As the Internet develops, it's natural to ask whether it's getting easier or harder to develop new standards, and whether the complexity of those standards is changing over time. In the following, we show that Internet standards documents have become more densely interconnected over the years, and are taking longer to publish. The IETF is becoming slower over time, because new standards are harder to develop when they must account for, and retain backwards compatibility with, increasing amounts of prior work.

The figures below show changes in the time taken from the submission of the first draft of a document through to its publication as an RFC (first plot; left), and the number of intermediate drafts each document goes through prior to publication (second plot; right). The two figures show a clear trend: documents are taking longer to make their way through the standardisation and publication process. The average time to publication was 469 days (~15 months) in 2001, rising to 1170 days (~38 months) in 2020. The number of revisions each document went though more than doubled in the same time period. The time to publish and the number of drafts prior to publication are strongly correlated, suggesting that the time is spent making changes to the document. This may go some way towards explaining the decline in output of the IETF: each document is taking longer to produce, with more revisions before publication.

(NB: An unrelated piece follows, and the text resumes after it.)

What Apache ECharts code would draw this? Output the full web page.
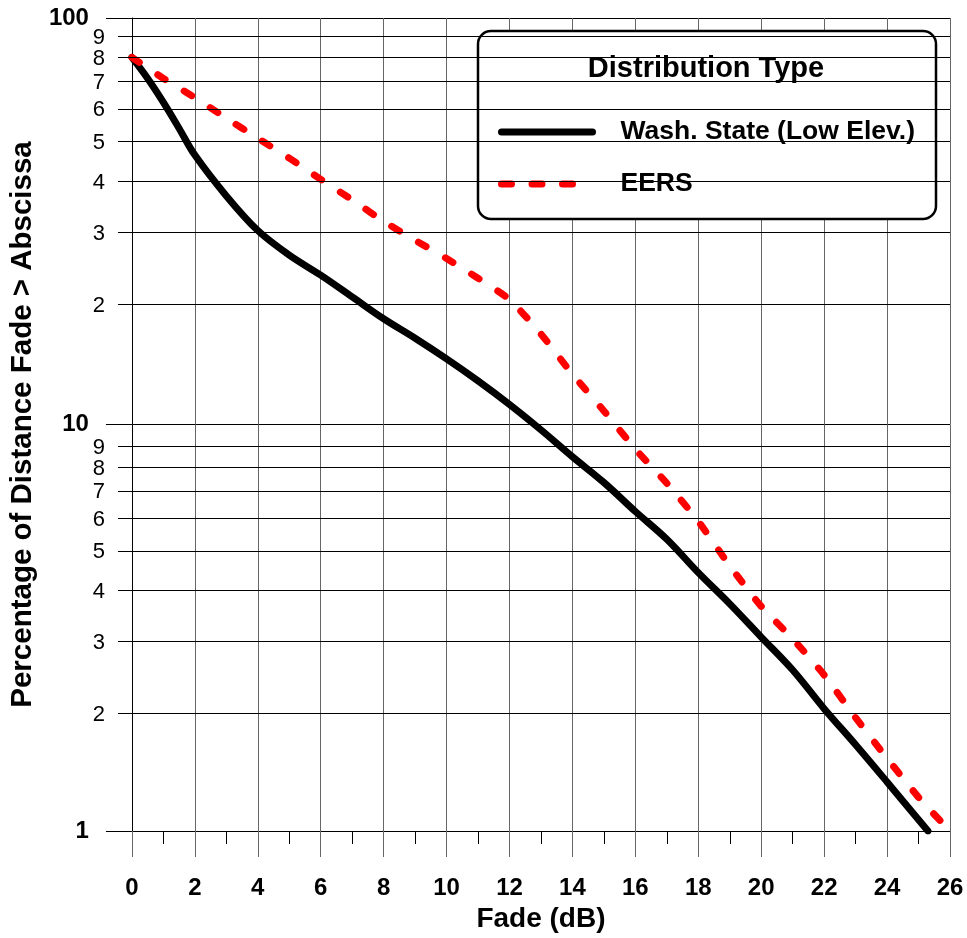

This raises the question of what is causing the slowdown in RFC publication? Why is the IETF getting slower at publishing documents over time?

One possibility is that the standards documents are getting longer over time. If the length of documents is increasing, perhaps because more recent standards are trying to tackle more ambitious problems than earlier documents, then one might expect them to take longer to prepare. However, as the figure below shows, the length of documents has not changed significantly over the years.

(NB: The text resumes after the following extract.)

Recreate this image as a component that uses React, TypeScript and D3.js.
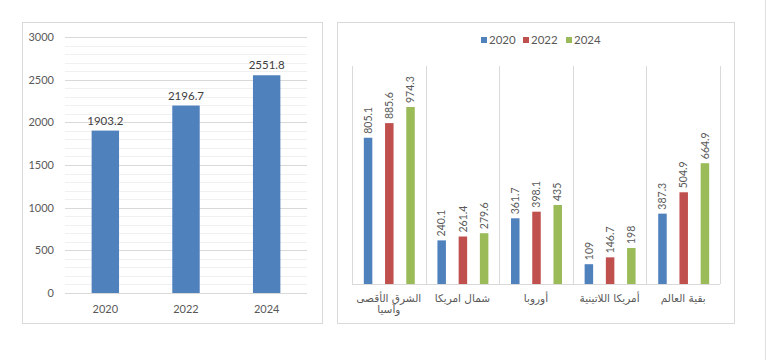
import React from "react";
import * as d3 from "d3";

const years = ["2020", "2022", "2024"];
const totals = [1903.2, 2196.7, 2551.8];
const yTicksLeft = [0, 500, 1000, 1500, 2000, 2500, 3000];

const regions = [
  ["الشرق الأقصى", "وآسيا"],
  ["شمال امريكا"],
  ["أوروبا"],
  ["أمريكا اللاتينية"],
  ["بقية العالم"],
];
const v2020 = [805.1, 240.1, 361.7, 109, 387.3];
const v2022 = [885.6, 261.4, 398.1, 146.7, 504.9];
const v2024 = [974.3, 279.6, 435, 198, 664.9];
const seriesValues = [v2020, v2022, v2024];
const colors = ["#4F81BD", "#C0504D", "#9BBB59"];

const FONT = "Lato, 'Open Sans', sans-serif";
const AR_FONT = "'DejaVu Sans', sans-serif";
const TXT = "#595959";

export default function App() {
  // Left chart
  const lx = d3.scaleBand().domain(years).range([65, 307]).paddingInner(0.66).paddingOuter(0.33);
  const ly = d3.scaleLinear().domain([0, 3000]).range([293, 37]);
  const minorTicks = d3.range(0, 3001, 100);

  // Right chart
  const rx = d3.scaleBand().domain(regions.map((r) => r.join(" "))).range([352, 720]);
  const ry = d3.scaleLinear().domain([0, 1200]).range([284, 66]);
  const inner = d3.scaleBand().domain(years).range([-22, 23]).paddingInner(0.88).paddingOuter(0);
  const barW = 8.5;

  return (
    <svg width={768} height={360} style={{ position: "absolute", left: 0, top: 0, background: "#fff" }}>
      <rect x={0} y={0} width={768} height={360} fill="#fff" />
      <line x1={765.5} x2={765.5} y1={0} y2={360} stroke="#E0E0E0" />
      {/* Left panel */}
      <rect x={22.5} y={22.5} width={300} height={301} fill="#fff" stroke="#D9D9D9" />
      {minorTicks.map((t) => (
        <line key={"m" + t} x1={65} x2={307} y1={Math.round(ly(t)) + 0.5} y2={Math.round(ly(t)) + 0.5}
          stroke={t % 500 === 0 ? "#D9D9D9" : "#F0F0F0"} strokeWidth={1} />
      ))}
      {yTicksLeft.map((t) => (
        <text key={"yt" + t} x={54} y={ly(t)} dy="0.35em" textAnchor="end" fontFamily={FONT} fontSize={11} fill={TXT}>
          {t}
        </text>
      ))}
      {years.map((y, i) => (
        <g key={"lb" + y}>
          <rect x={lx(y)} y={ly(totals[i])} width={lx.bandwidth()} height={ly(0) - ly(totals[i])} fill="#4F81BD" />
          <text x={lx(y)! + lx.bandwidth() / 2} y={ly(totals[i]) - 6} textAnchor="middle" fontFamily={FONT} fontSize={11.5} fill="#404040">
            {totals[i]}
          </text>
          <text x={lx(y)! + lx.bandwidth() / 2} y={313} textAnchor="middle" fontFamily={FONT} fontSize={11} fill={TXT}>
            {y}
          </text>
        </g>
      ))}

      {/* Right panel */}
      <rect x={337.5} y={22.5} width={397} height={301} fill="#fff" stroke="#D9D9D9" />
      {years.map((y, i) => {
        const lxs = [481, 523, 566];
        return (
          <g key={"lg" + y}>
            <rect x={lxs[i]} y={37} width={6} height={6} fill={colors[i]} />
            <text x={lxs[i] + 8} y={40} dy="0.35em" fontFamily={FONT} fontSize={11.5} fill={TXT}>{y}</text>
          </g>
        );
      })}
      {d3.range(regions.length + 1).map((k) => {
        const x = k < regions.length ? rx(rx.domain()[k])! : rx.range()[1];
        return <line key={"v" + k} x1={Math.round(x) + 0.5} x2={Math.round(x) + 0.5} y1={66} y2={284} stroke="#D9D9D9" />;
      })}
      <line x1={352} x2={720} y1={284.5} y2={284.5} stroke="#D9D9D9" />
      {regions.map((r, ci) => {
        const key = r.join(" ");
        const cx = rx(key)! + rx.bandwidth() / 2;
        return (
          <g key={"c" + ci}>
            {years.map((y, si) => {
              const v = seriesValues[si][ci];
              const bx = cx + inner(y)! + inner.bandwidth() / 2 - barW / 2;
              const top = ry(v);
              return (
                <g key={"b" + si}>
                  <rect x={bx} y={top} width={barW} height={ry(0) - top} fill={colors[si]} />
                  <text transform={`translate(${bx + barW / 2},${top - 4}) rotate(-90)`} dy="0.35em"
                    fontFamily={FONT} fontSize={10.5} fill={TXT}>{v}</text>
                </g>
              );
            })}
            {r.map((line, li) => (
              <text key={"l" + li} x={cx} y={302 + li * 11} textAnchor="middle" fontFamily={AR_FONT}
                fontSize={10.5} letterSpacing={1.8} fill={TXT} direction="rtl">{line}</text>
            ))}
          </g>
        );
      })}
    </svg>
  );
}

So what has changed in the documents submitted to IETF? Two closely related factors seems to illustrate the change most clearly. The first, shown in the plot on the left below, is that there is a significant increase in the number of citations and cross references between documents: work submitted to the IETF recently is much more likely to refer to prior work. Similarly, as shown in the figure on the right below, the proportion of documents published each year that update (i.e., extend or augment) or obsolete (i.e., replace) one or more previously published documents has increased over time. In 2020, more then 30% of documents published updated or made obsolete a previously published document in the RFC series.

The next figure further confirms the growing complexity, showing how the use of keywords that indicate the normative requirements an RFC imposes on implementations has evolved over time. An early IETF document, RFC 2119, defines specific meanings for the keywords to indicate requirements on conforming implementations of the standard. The plot shows how the number of such requirements per page of each document has increased over time.

The trend is clear: as the Internet evolves, as the technical standards become more mature, and as the number of published standards increases, the time taken to develop new standards also increases. Applications and protocol standards must be maintained, and new standards need to interoperate, and build on, prior work. Dealing with this legacy, extending the Internet without breaking backwards compatibility, takes an increasing amount of time.